Tahun 2018 awal mula perseteruan Lorenzo dan CEO Ducati, Claudio Domenicalli. Bos tim merah mempertanyakan kapasitas sang juara dunia. Lorenzo merasa tersinggung hingga akhirnya memutuskan menerima tawaran Honda di pertengahan musim.
Tawaran telah diterima, pemasalahan lainnya justru Lorenzo kian nyetel dengan Desmosedici. Tiga kemenangan berhasil diraih sang pembalap, termasuk dua pole position dan 1 podium. Lorenzo hijrah ke Honda dengan perasaan menyesal.

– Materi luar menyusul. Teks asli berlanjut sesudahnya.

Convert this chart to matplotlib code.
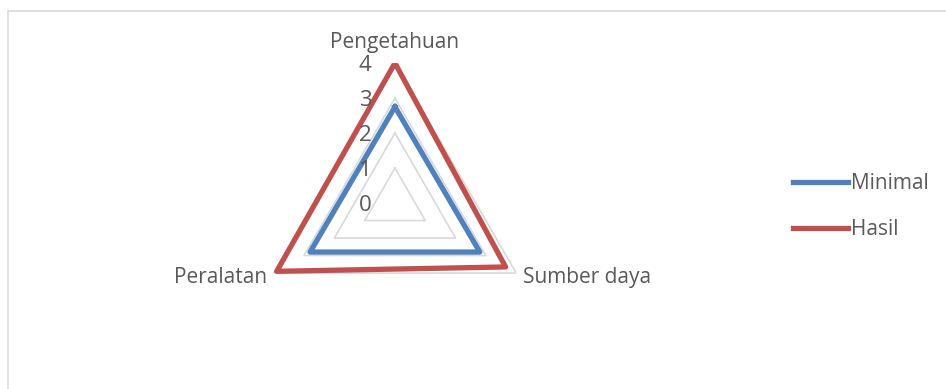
import numpy as np
import matplotlib
matplotlib.use("Agg")
import matplotlib.pyplot as plt
from matplotlib.patches import Rectangle
from matplotlib.transforms import offset_copy

categories = ["Pengetahuan", "Sumber daya", "Peralatan"]
minimal = [2.75, 2.8, 2.8]
hasil = [4.0, 3.65, 3.9]
levels = [1, 2, 3, 4]
tick_labels = ["0", "1", "2", "3", "4"]

blue = "#4f81bd"
red = "#c0504d"
grey_txt = "#595959"
grid_col = "#d9d9d9"

plt.rcParams['font.family'] = ['Open Sans', 'DejaVu Sans']

fig = plt.figure(figsize=(9.46, 3.89), dpi=100)
fig.patches.append(Rectangle((8 / 946, -0.1), 1.2, 1 - 11 / 389 + 0.1,
                             transform=fig.transFigure, fill=False,
                             edgecolor=grid_col, linewidth=1.2))

ax = fig.add_axes([0.2695, 0.118, 0.296, 0.72], projection='polar')
ax.set_theta_offset(np.pi / 2)
ax.set_theta_direction(-1)

n = len(categories)
theta = np.linspace(0, 2 * np.pi, n, endpoint=False)
theta_c = np.append(theta, theta[0])

# triangular grid
for lv in levels:
    ax.plot(theta_c, [lv] * (n + 1), color=grid_col, lw=1.2, zorder=1)

ax.plot(theta_c, minimal + minimal[:1], color=blue, lw=3.8,
        solid_joinstyle='round', label="Minimal", zorder=3)
ax.plot(theta_c, hasil + hasil[:1], color=red, lw=3.8,
        solid_joinstyle='round', label="Hasil", zorder=3)

ax.set_ylim(0, 4)
ax.set_xticks([])
ax.set_yticks([])
ax.grid(False)
ax.spines['polar'].set_visible(False)
ax.patch.set_alpha(0)

# radial tick labels, a column left of the top spoke
tick_tr = offset_copy(ax.transData, fig=fig, x=-30, y=-2, units='dots')
for i, lab in enumerate(tick_labels):
    ax.text(0, i, lab, transform=tick_tr, ha='center', va='center',
            fontsize=16, color=grey_txt)

# category labels
fs = 15
ax.text(theta[0], 4, categories[0], transform=offset_copy(ax.transData, fig=fig, x=0, y=21, units='dots'),
        ha='center', va='center', fontsize=fs, color=grey_txt)
ax.text(theta[1], 4, categories[1], transform=offset_copy(ax.transData, fig=fig, x=7, y=-4, units='dots'),
        ha='left', va='center', fontsize=fs, color=grey_txt)
ax.text(theta[2], 4, categories[2], transform=offset_copy(ax.transData, fig=fig, x=-7, y=-4, units='dots'),
        ha='right', va='center', fontsize=fs, color=grey_txt)

leg = fig.legend(loc='center left', bbox_to_anchor=(793 / 946, 1 - 206.5 / 389),
                 frameon=False, fontsize=fs, handlelength=2.65, handletextpad=0.15,
                 labelspacing=1.2, borderpad=0, borderaxespad=0)
for t in leg.get_texts():
    t.set_color(grey_txt)

fig.savefig("out.png", dpi=100)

Dalam retrospeksi, beberapa pengamat dan fans berpendapat bahwa Lorenzo bisa memenangkan lebih banyak gelar dunia jika dia tetap bersama Ducati saat itu. Juara dunia lima kali dan pemenang balapan 68 kali itu memberikan pandangannya.

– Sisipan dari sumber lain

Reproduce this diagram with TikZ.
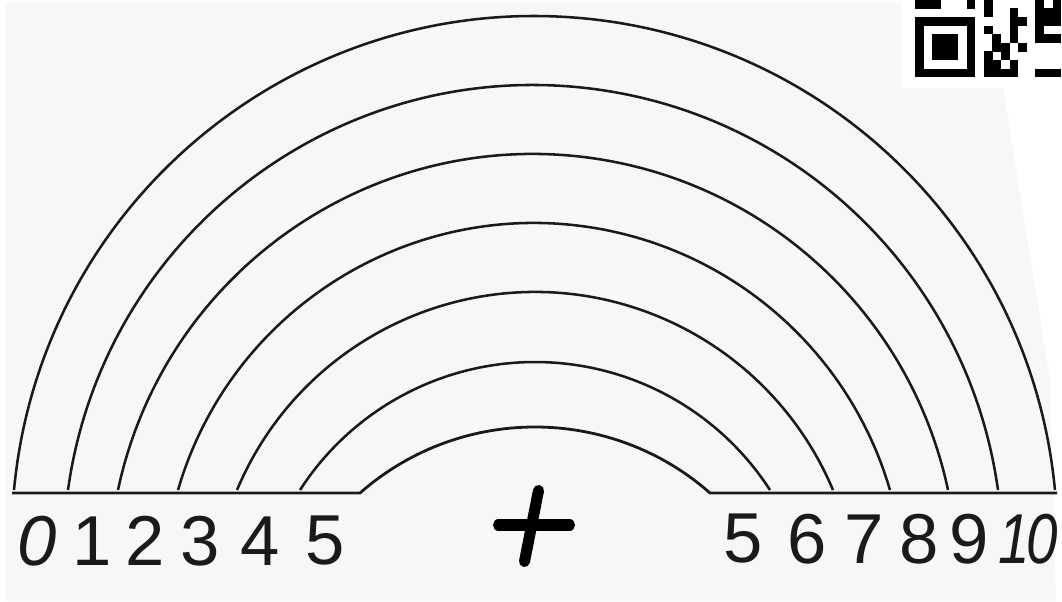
\documentclass[tikz,border=0pt]{standalone}
\usepackage{fontspec}
\setmainfont{Liberation Sans}
\definecolor{ink}{HTML}{1A1A1A}
\definecolor{paper}{HTML}{F7F7F7}
\begin{document}
\begin{tikzpicture}[x=0.75pt,y=-0.75pt,
  arcline/.style={line width=1.9pt, draw=ink, line join=round},
  digit/.style={font=\fontsize{53}{60}\selectfont, text=ink, inner sep=0pt},
  plusline/.style={line width=8.3pt, draw=black, line cap=round},
  qrmod/.style={fill=black}]
\useasboundingbox (0,0) rectangle (1062,601);
% paper
\fill[white] (0,0) rectangle (1062,601);
\fill[paper] (5,3) -- (901,3) -- (901,88) -- (1003,88) -- (1050,380) -- (1056,601) -- (5,601) -- cycle;
% rainbow arcs (left end x, right end x, top y, end y)
\foreach \xl/\xr/\yt/\ye in {14/1055/16/490, 68/998/85/490, 118/948/154/490, 178/890/223/490, 237/833/292/490, 300/770/362/490}{
  \pgfmathsetmacro\w{(\xr-\xl)/200}
  \pgfmathsetmacro\h{(\ye-\yt)/100}
  \pgfmathsetmacro\r{(\w*\w+\h*\h)/(2*\h)}
  \pgfmathsetmacro\a{atan((\r-\h)/\w)}
  \pgfmathsetmacro\R{100*\r}
  \draw[arcline] (\xl,\ye) arc[start angle=180+\a, end angle=360-\a, radius=\R];
}
% innermost arc joined to the base lines
\pgfmathsetmacro\w{(710-360)/200}
\pgfmathsetmacro\h{(493-427)/100}
\pgfmathsetmacro\r{(\w*\w+\h*\h)/(2*\h)}
\pgfmathsetmacro\a{atan((\r-\h)/\w)}
\pgfmathsetmacro\R{100*\r}
\coordinate (bl) at (12,493);
\coordinate (ml) at (360,493);
\coordinate (br) at (1057,493);
\draw[arcline, line width=2.1pt] (bl) -- (ml) arc[start angle=180+\a, end angle=360-\a, radius=\R] -- (br);
% labels
\node[digit] (l0) at (37,541) {\itshape 0};
\node[digit] (l1) at (92,541) {1};
\node[digit] (l2) at (145,541) {2};
\node[digit] (l3) at (200,541) {3};
\node[digit] (l4) at (260,541) {4};
\node[digit] (l5) at (325,541) {5};
\node[digit] (r5) at (743,539) {5};
\node[digit] (r6) at (807,539) {6};
\node[digit] (r7) at (864,539) {7};
\node[digit] (r8) at (919,539) {8};
\node[digit] (r9) at (969,539) {9};
\node[digit] (r10) at (1028,539) {\scalebox{0.8}[1]{\itshape 1\kern-3pt0}};
% plus sign
\coordinate (ph1) at (498.5,525);
\coordinate (ph2) at (569.5,525);
\coordinate (pv1) at (538.5,490.5);
\coordinate (pv2) at (524.5,561.5);
\draw[plusline] (ph1) -- (ph2);
\draw[plusline] (pv1) -- (pv2);
% QR code fragment
\fill[qrmod] (915,17) rectangle (975.2,77.2);
\fill[white] (923.6,25.6) rectangle (966.6,68.6);
\fill[qrmod] (932.2,34.2) rectangle (958,60);
\foreach \c/\r in {0/-2,1/-2,2/-2,6/-2,
  8/-2,14/-2,16/-2,
  8/-1,11/-1,14/-1,15/-1,16/-1,
  11/0,12/0,14/0,15/0,16/0,
  8/1,11/1,14/1,
  9/2,11/2,14/2,15/2,16/2,
  9/3,10/3,12/3,
  8/4,10/4,
  8/5,9/5,11/5,
  8/6,9/6,10/6,11/6,14/6,15/6,16/6}{
  \fill[qrmod] (915+8.6*\c, 17+8.6*\r) rectangle ++(8.8,8.8);
}
\end{tikzpicture}
\end{document}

“Itu asumsi yang cukup umum," tegas pria 34 tahun itu dengan senyum di wajahnya, dilansir dari Speedweek.
“Saya berdiri di posisi saya bahwa saya hanya menginginkan motor yang membuat saya nyaman,” jelas Lorenzo.

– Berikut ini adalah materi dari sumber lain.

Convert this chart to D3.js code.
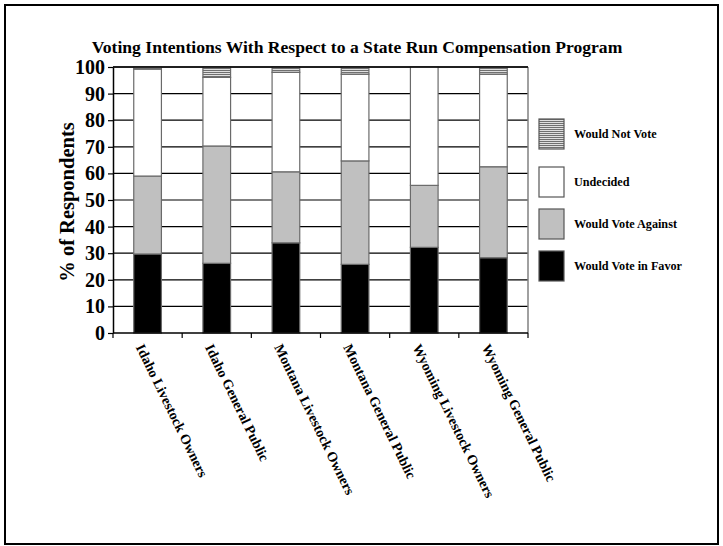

“Saya seorang pembalap yang memenangkan tiga gelar juara dunia dan lebih dari 40 balapan - itu bukan keberuntungan, itu adalah sesuatu yang saya miliki di dalam diri saya, bakat, kemampuan,” jelasnya.
“Awalnya (motor Ducati) kebalikan dari gaya membalap saya, tapi sedikit demi sedikit saya beradaptasi. Mungkin sudah terlambat… Tapi itu adalah kesan yang dimiliki orang-orang [bahwa Lorenzo akan melakukan banyak hal jika bertahan di Ducati] dan saya senang tentang itu. Tapi tentu saja, saya lebih suka membuat kesan ini menjadi kenyataan," tambah Lorenzo.
“Sejujurnya saya ingin berada di posisi untuk melanjutkan dengan Ducati pada saat itu, setelah 2018, tetapi itu tidak mungkin karena waktu. Kemenangan datang terlambat, tetapi pada saat itu saya pikir pindah ke Honda adalah hal yang positif dan semuanya akan menjadi luar biasa. Kemudian saya cedera di Assen dan semuanya berubah dari sana," tutup Lorenzo.